A jakie to były perfumy? Autor nie podał nazwy."... woniał rezedą jak grzęda rozkwitła."
Powieści klasyczne można czytać dla dynamicznej fabuły, wyjątkowych
bohaterów, wielkich dyskursów o losach świata i wartościach, ale gdy
tego braknie, możemy w niektórych odkryć spostrzeżenia nawet bardzo
zajmujące współczesnego czytelnika, który jak archeolog przekopuje się
przez archaizmy, starą melodię zdań, by wydobyć wartościowe perełki w
słownictwie, obyczajach, poglądach. Gdyby jednak do Lalek przyłożyć współczesny świat pewnych środowisk, to okazałoby się, że niektóre poglądy i postawy by się nałożyły.
Powieść
ukończona w Meranie w 1873 roku to utwór, w którym przeciwności
ścierają się w dialogach uzupełnionych spostrzeżeniami narratora, dla
którego opisywany świat nie ma tajemnic.
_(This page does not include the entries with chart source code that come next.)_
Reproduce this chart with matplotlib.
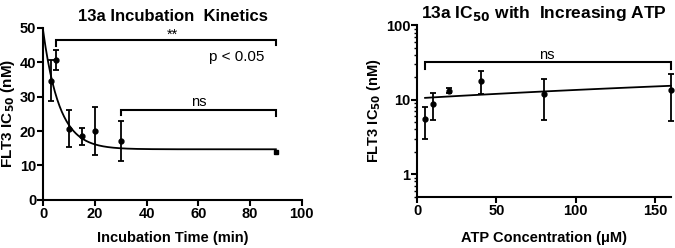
import matplotlib.pyplot as plt
import numpy as np

plt.rcParams['font.family'] = ['Liberation Sans', 'DejaVu Sans']
plt.rcParams['font.weight'] = 'bold'

# left panel: incubation kinetics
inc_time = [3, 5, 10, 15, 20, 30]
inc_ic50 = [34.6, 40.7, 20.7, 18.6, 20.0, 17.0]
inc_lo = [28.7, 37.8, 15.3, 16.0, 12.9, 11.3]
inc_hi = [40.5, 43.6, 26.0, 21.0, 27.1, 22.8]
end_time = [90]
end_ic50 = [13.8]
end_lo = [13.3]
end_hi = [14.3]
# one-phase decay fit: y = plateau + span*exp(-k t)
fit_plateau = 14.7
fit_span = 34.3
fit_k = 0.159

# right panel: IC50 vs ATP
atp = [5, 10, 20, 40, 80, 160]
atp_ic50 = [5.5, 8.8, 13.3, 18.0, 12.0, 13.7]
atp_lo = [3.0, 5.4, 12.3, 12.0, 5.3, 5.2]
atp_hi = [8.0, 12.3, 14.5, 24.0, 19.0, 22.5]
# linear fit
lin_slope = 0.031
lin_icept = 10.45

fig = plt.figure(figsize=(6.75, 2.48), dpi=100)
ax1 = fig.add_axes([0.064, 0.194, 0.383, 0.694])
ax2 = fig.add_axes([0.618, 0.207, 0.376, 0.691])


def style(ax):
    for s in ['top', 'right']:
        ax.spines[s].set_visible(False)
    for s in ['left', 'bottom']:
        ax.spines[s].set_linewidth(1.5)
    ax.tick_params(width=1.5, length=4, labelsize=10.5, pad=1)
    ax.tick_params(which='minor', width=1.0, length=2.5)
    for lab in ax.get_xticklabels() + ax.get_yticklabels():
        lab.set_fontweight('bold')


def bracket(ax, x0, x1, y, ydrop, label, lx, ly, fs=10.5):
    ax.plot([x0, x0, x1, x1], [ydrop[0], y, y, ydrop[1]], color='black',
            lw=1.5, clip_on=False, solid_joinstyle='miter')
    ax.text(lx, ly, label, ha='center', va='bottom', fontsize=fs,
            fontweight='normal')


# left
err = [np.array(inc_ic50) - np.array(inc_lo), np.array(inc_hi) - np.array(inc_ic50)]
ax1.errorbar(inc_time, inc_ic50, yerr=err, fmt='o', color='black', ms=3.5,
             elinewidth=1.3, capsize=2.5, capthick=1.3)
err_e = [np.array(end_ic50) - np.array(end_lo), np.array(end_hi) - np.array(end_ic50)]
ax1.errorbar(end_time, end_ic50, yerr=err_e, fmt='s', color='black', ms=3,
             elinewidth=1.3, capsize=1.5, capthick=1.3, clip_on=False)
t = np.linspace(0, 90, 300)
ax1.plot(t, fit_plateau + fit_span * np.exp(-fit_k * t), color='black', lw=1.3,
         clip_on=False)
ax1.set_xlim(0, 100)
ax1.set_ylim(0, 50)
ax1.set_xticks([0, 20, 40, 60, 80, 100])
ax1.set_yticks([0, 10, 20, 30, 40, 50])
bracket(ax1, 5, 90, 46.5, (44.8, 45.0), '**', 50, 46.0)
ax1.text(75, 41.5, 'p < 0.05', ha='center', va='center', fontsize=11,
         fontweight='normal')
bracket(ax1, 30, 90, 26.0, (24.7, 24.5), 'ns', 60, 26.3)
ax1.set_title('13a Incubation  Kinetics', fontsize=12, fontweight='bold', pad=5)
ax1.set_xlabel('Incubation Time (min)', fontsize=10.5, fontweight='bold', labelpad=7)
ax1.set_ylabel('FLT3 IC$_{\\mathbf{50}}$ (nM)', fontsize=11, fontweight='bold',
               labelpad=2)
style(ax1)

# right
err2 = [np.array(atp_ic50) - np.array(atp_lo), np.array(atp_hi) - np.array(atp_ic50)]
ax2.errorbar(atp, atp_ic50, yerr=err2, fmt='o', color='black', ms=3.5,
             elinewidth=1.3, capsize=2.5, capthick=1.3, clip_on=False)
xa = np.linspace(5, 160, 100)
ax2.plot(xa, lin_icept + lin_slope * xa, color='black', lw=1.3, clip_on=False)
ax2.set_yscale('log')
ax2.set_xlim(0, 160)
ax2.set_ylim(0.5, 100)
ax2.set_xticks([0, 50, 100, 150])
ax2.set_yticks([1, 10, 100])
ax2.set_yticklabels(['1', '10', '100'])
bracket(ax2, 5, 160, 32, (26, 26), 'ns', 82, 32.5)
ax2.set_title('13a IC$_{\\mathbf{50}}$ with  Increasing ATP', fontsize=12.5,
              fontweight='bold', pad=5)
ax2.set_xlabel('ATP Concentration (\u03bcM)', fontsize=10.5, fontweight='bold',
               labelpad=10)
ax2.set_ylabel('FLT3 IC$_{\\mathbf{50}}$ (nM)', fontsize=10.5, fontweight='bold',
               labelpad=2)
style(ax2)

fig.savefig('out.png', dpi=100)
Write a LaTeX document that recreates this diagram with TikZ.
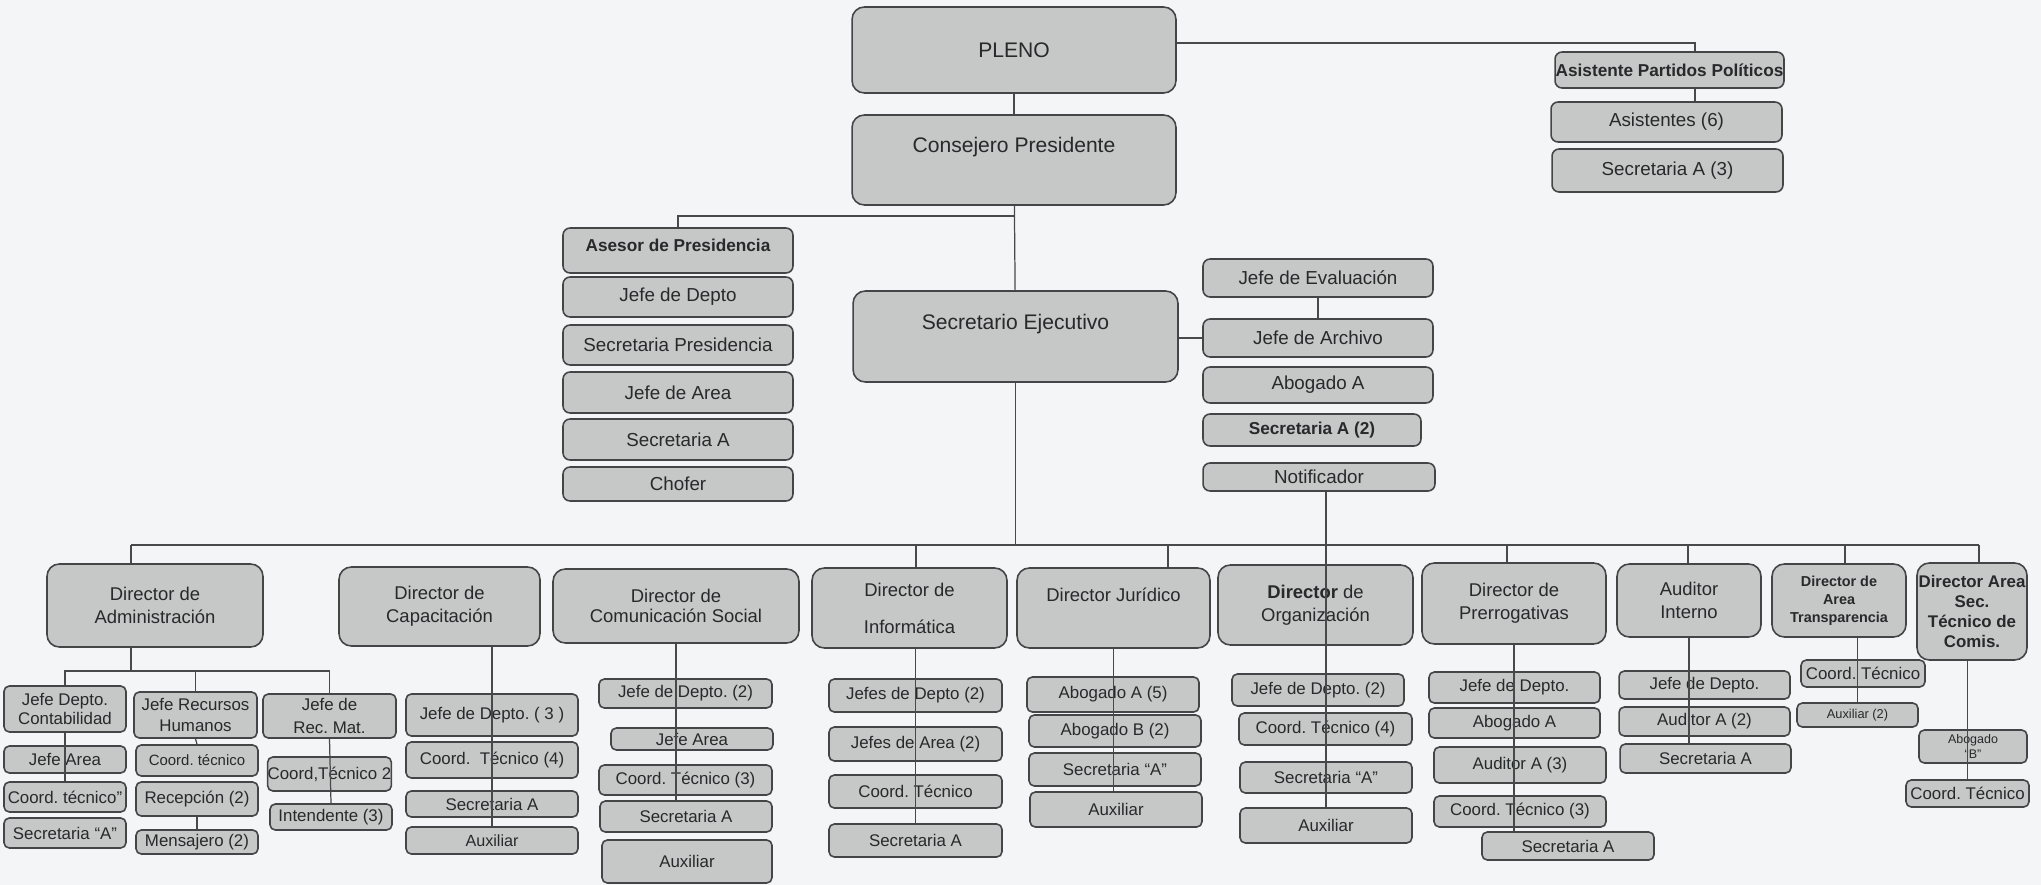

W jakiś sposób to dokument
swoich czasów, mimo że oparty na fikcji.
______________________
Józef Ignacy Kraszewski, Lalki. Sceny przedślubne, wyd. II, s. 168, Wydawnictwo Literackie, Kraków 1988.
1 Tamże, s. 81.
2 Tamże, s. 25.
3 Tamże, s. 125.
4 Tamże, s. 81.
5 Tamże, s. 75.
6 Cytaty o perfumach pochodzą ze stron: 64, 74, 78, 79, 100, 119.